Tonight I learned that a grand-niece has been sexually molested by the common-law husband of one of my nieces (a man who is not the grand-niece's
father). The niece is an alcoholic and unemployed, a woman who spent some years in prison for transporting a large amount of cocaine. The common-law
husband has some income, and the niece is saying that she believes his version of what happened, which is that he molested the girl thinking that she
was her mother. She woke up, when he had his fingers inside her, and he has been overly physically affectionate toward her before. She is just 13
years old, and exceptionally beautiful. She told my step-daughter what happened, by IM--probably because she knew her own mother wouldn't do
I'm told that if this is reported to the authorities, the mother and the molester will say he is innocent, but the daughter would be removed from the family. My step-daughter has kept the girl with her since getting the IM.
If this had happened five years ago, any one of three of Ruby's brothers would have been ready to kill or severely injure the guy. But, two of the "avenging relatives" are now in prison, and one has died. I am not inclined to do anything like that, myself. (But I would rise to the occasion if the man attacked my grand-niece while I was there.)
I highly regard the step-daughter who let me know what is going on. She stood by her own daughter when a cousin molested her and supported her in testifying. That molester was convicted, but appeals have resulted in a new trial, I learned tonight.

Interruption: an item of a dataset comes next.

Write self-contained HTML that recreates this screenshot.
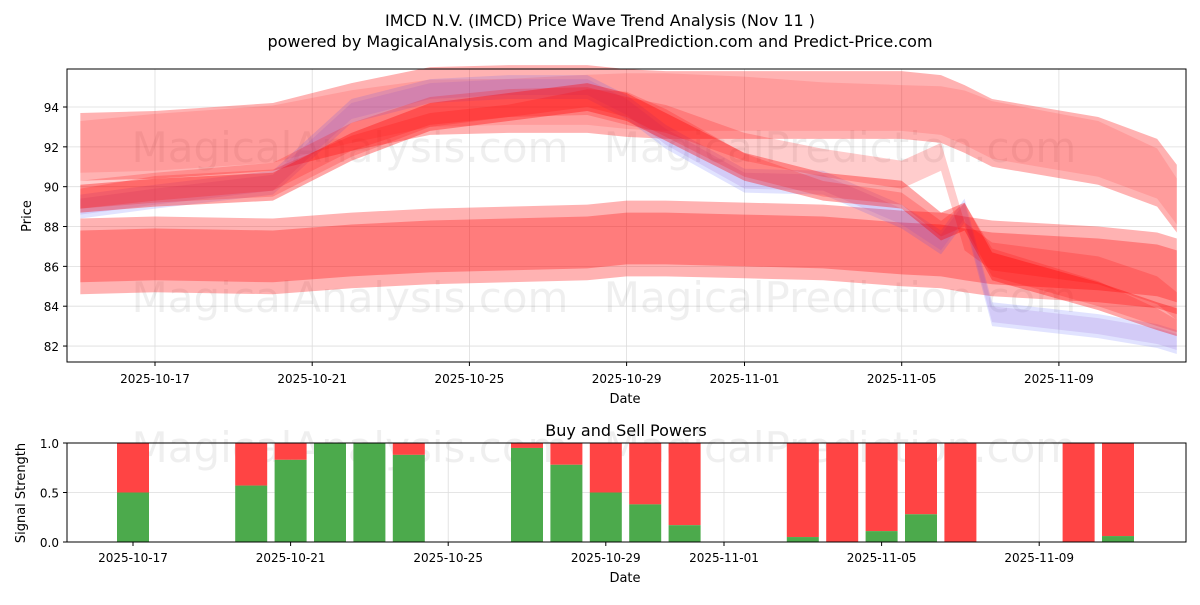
<!DOCTYPE html>
<html><head><meta charset="utf-8">
<style>
body{margin:0;background:#fff;font-family:"Liberation Sans","DejaVu Sans",sans-serif;}
svg text{font-family:"DejaVu Sans","Liberation Sans",sans-serif;fill:#000;}
</style></head>
<body>
<svg id="c" width="1200" height="600" xmlns="http://www.w3.org/2000/svg">
<text x="600" y="26" text-anchor="middle" font-size="16">IMCD N.V. (IMCD) Price Wave Trend Analysis (Nov 11 )</text>
<text x="600" y="47" text-anchor="middle" font-size="16">powered by MagicalAnalysis.com and MagicalPrediction.com and Predict-Price.com</text>
<g id="topg"></g>
<g id="botg"></g>
</svg>
<script>
// ---- data ----
const tickDays=[0,4,8,12,15,19,23];
const tickLabels=["2025-10-17","2025-10-21","2025-10-25","2025-10-29","2025-11-01","2025-11-05","2025-11-09"];
const priceTicks=[82,84,86,88,90,92,94];
const bandDays=[-1.9,0,3,5,7,9,11,12,13,15,17,19,20,20.6,21.3,24,25.5,26];
const bandUpper=[92,92.1,92.5,93.5,94.3,94.4,94.4,94.2,94.1,94.1,94.1,94.1,93.9,93.4,92.7,91.8,90.7,89.4];
const bandLower=[86.5,86.6,86.5,86.8,87,87.1,87.2,87.4,87.4,87.3,87.2,86.9,86.8,86.6,86.4,86.1,85.8,85.5];
const bandMid=[89.4,89.7,90,92,93.5,94,94.5,94,93,91,90,89.6,88,88.5,86,84.5,83.5,83.2];
const bandBlue=[89,89.5,90.2,93.8,94.8,95,95,94,92.5,90.3,90.2,88.5,87.2,88.8,83.6,83,82.5,82.2];
const bandRed2=[89.6,90,90.5,92.5,93.8,94.2,94.3,93.8,93.4,92,91.2,90.6,91.5,87.5,86.5,85.8,84.8,84];
const buyDays=[0,3,4,5,6,7,10,11,12,13,14,17,18,19,20,21,24,25];
const buyVals=[0.5,0.57,0.83,1,1,0.88,0.95,0.78,0.5,0.38,0.17,0.05,0,0.11,0.28,0,0,0.06];
// ---- scales ----
const NS="http://www.w3.org/2000/svg";
const X0=67,X1=1186,TY0=69,TY1=362,BY0=443,BY1=542;
const xt=d=>155+d*39.3;
const yt=v=>107+(94-v)*19.92;
const xb=d=>133+d*39.4;
const yb=v=>BY1-v*(BY1-BY0);
function el(tag,attrs,parent,txt){const e=document.createElementNS(NS,tag);for(const k in attrs)e.setAttribute(k,attrs[k]);if(txt!==undefined)e.textContent=txt;parent.appendChild(e);return e;}
const gTop=document.getElementById('topg'),gBot=document.getElementById('botg');
priceTicks.forEach(v=>{el('line',{x1:X0,x2:X1,y1:yt(v),y2:yt(v),stroke:'#ddd','stroke-width':0.8},gTop);
 const t=el('text',{x:X0-8,y:yt(v)+5,'text-anchor':'end','font-size':12},gTop,String(v));
 
 });
tickDays.forEach((d,i)=>{el('line',{x1:xt(d),x2:xt(d),y1:TY0,y2:TY1,stroke:'#ddd','stroke-width':0.8},gTop);
 el('line',{x1:xt(d),x2:xt(d),y1:TY1,y2:TY1+4,stroke:'#000'},gTop);
 const t=el('text',{x:xt(d),y:TY1+21,'text-anchor':'middle','font-size':12},gTop,tickLabels[i]);
 
 });
[[350,162],[840,162],[350,312],[840,312],[350,462],[840,462]].forEach(p=>{el('text',{x:p[0],y:p[1],'text-anchor':'middle','font-size':42,style:'fill:#000;opacity:0.06'},gTop,p[0]<500?'MagicalAnalysis.com':'MagicalPrediction.com');});
function band(vals,hw,color,op,shift){
 const up=bandDays.map((d,i)=>xt(d)+','+yt(vals[i]+hw+(shift||0)*Math.sin(i)));
 const dn=bandDays.map((d,i)=>xt(d)+','+yt(vals[i]-hw)).reverse();
 const p=el('polygon',{points:up.concat(dn).join(' '),fill:color,'fill-opacity':op},gTop);
 
 }
band(bandUpper,1.7,'#ff0000',0.3);
band(bandUpper,1.3,'#ff0000',0.12,0.3);
band(bandLower,1.9,'#ff0000',0.3);
band(bandLower,1.3,'#ff0000',0.3);
band(bandBlue,0.6,'#3344ff',0.15);
band(bandBlue,0.4,'#8844cc',0.15);
band(bandRed2,0.7,'#ff0000',0.2);
band(bandMid,0.7,'#ff0000',0.35);
band(bandMid,0.5,'#ff0000',0.2,0.4);
el('rect',{x:X0,y:TY0,width:X1-X0,height:TY1-TY0,fill:'none',stroke:'#000','stroke-width':1},gTop);
priceTicks.forEach(v=>el('line',{x1:X0-4,x2:X0,y1:yt(v),y2:yt(v),stroke:'#000'},gTop));
const xa=el('text',{x:625,y:403,'text-anchor':'middle','font-size':13},gTop,'Date');

const ya=el('text',{x:31,y:216,'text-anchor':'middle','font-size':13,transform:'rotate(-90 31 216)'},gTop,'Price');

const st=el('text',{x:626,y:436,'text-anchor':'middle','font-size':16},gBot,'Buy and Sell Powers');

[0,0.5,1].forEach(v=>{el('line',{x1:X0,x2:X1,y1:yb(v),y2:yb(v),stroke:'#ddd','stroke-width':0.8},gBot);
 el('line',{x1:X0-4,x2:X0,y1:yb(v),y2:yb(v),stroke:'#000'},gBot);
 el('text',{x:X0-8,y:yb(v)+5,'text-anchor':'end','font-size':12},gBot,v.toFixed(1));});
tickDays.forEach((d,i)=>{el('line',{x1:xb(d),x2:xb(d),y1:BY0,y2:BY1,stroke:'#ddd','stroke-width':0.8},gBot);
 el('line',{x1:xb(d),x2:xb(d),y1:BY1,y2:BY1+4,stroke:'#000'},gBot);
 el('text',{x:xb(d),y:BY1+20,'text-anchor':'middle','font-size':12},gBot,tickLabels[i]);});
buyDays.forEach((d,i)=>{const v=buyVals[i];
 const r=el('rect',{x:xb(d)-16,y:yb(1),width:32,height:yb(v)-yb(1),fill:'#ff4444'},gBot);
 
 
 const g=el('rect',{x:xb(d)-16,y:yb(v),width:32,height:yb(0)-yb(v),fill:'#4caa4c'},gBot);
 
 });
el('rect',{x:X0,y:BY0,width:X1-X0,height:BY1-BY0,fill:'none',stroke:'#000','stroke-width':1},gBot);
const xb2=el('text',{x:625,y:582,'text-anchor':'middle','font-size':13},gBot,'Date');

const yb2=el('text',{x:25,y:493,'text-anchor':'middle','font-size':13,transform:'rotate(-90 25 493)'},gBot,'Signal Strength');

</script>
</body></html>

I'd be happy if those so inclined would pray for the girl, and the whole family, in this horrible situation.
Prayer is NOT what she needs. Violence isn't either. Contact the Police and Social Work departments. It is their job to protect her.
And, actually scholar, what kind of person overshares this type of very distressing information and doesn't offer anything other than prayer as a solution? If you don't step up, you're part of the problem.
REPORT THE SITUATION TO THE POLICE - I cannot say it any louder. Surprisingly enough, when it comes to paedophilia, the cops tend to be less than sympathetic to the alleged perp regardless of his guilt or innocence. If you don't report it, then you are enabling him.
Entirely so. In fact, it makes you a colluder in child abuse if you do nothing.
tbh I don't know why you would tell us but not those who would do something about it because it was their job to do so.
You know how many cases like this I am covering right now? Do you know what it does to the victims?
The grand-niece of whom I spoke is now living with one of my grand-daughters, who is a young adult. My adult step-daughter, whom the grand-niece
initially contacted, kept her safe until such arrangements were made.
In this situation, with the girl's mother taking the side of her common-law husband instead of her own daughter's side, she felt it was the best that could be done.
So the man is left free to abuse someone else ?
That is disgusting, Scholar, all concerned should be totally ashamed.
I think she did what she thought best.
Her own daughter was molested by another relative some years ago, and she supported her in helping to prosecute the young man, who was convicted. But then, he was granted to have another trial, and we don't know for certain that the outcome will again be the same. My point being, she has proved she will bring in officials, even against a relative, if there is reason to believe it would prevail against the offender.
She is also the one who has dealt directly with the girl, so as to be in a position to consider her wishes and willingness or unwillingness to testify.
It's not her actions we are querying.
I deal with Child Protection all the time. It's not my job to decide if the child is truthful but it is my role to report claims of abuse to those who are paid to investigate. If I swept it under the carpet because I didn't believe the child or overlooked it because someone else had taken the child in, I would be culpable.
I had two CP cases in June. One got taken into care and the other went to live with a relative while claims were being investigated. In both cases the child had a better outcome than if we had done nothing. But, and this is the salient point, we protected more children caught up in the stories who had been too scared to speak out.
It is highly unlikely that an abuser is concentrating on only one child. It tends to be a lifelong pattern, until they are stopped.
What is stopping YOU from reporting it, Scholar, you seem to know the details. Having that knowledge and doing nothing is collusion.
I don't know what the rules are in US but over here reports can be made anonimously and they are always investigated.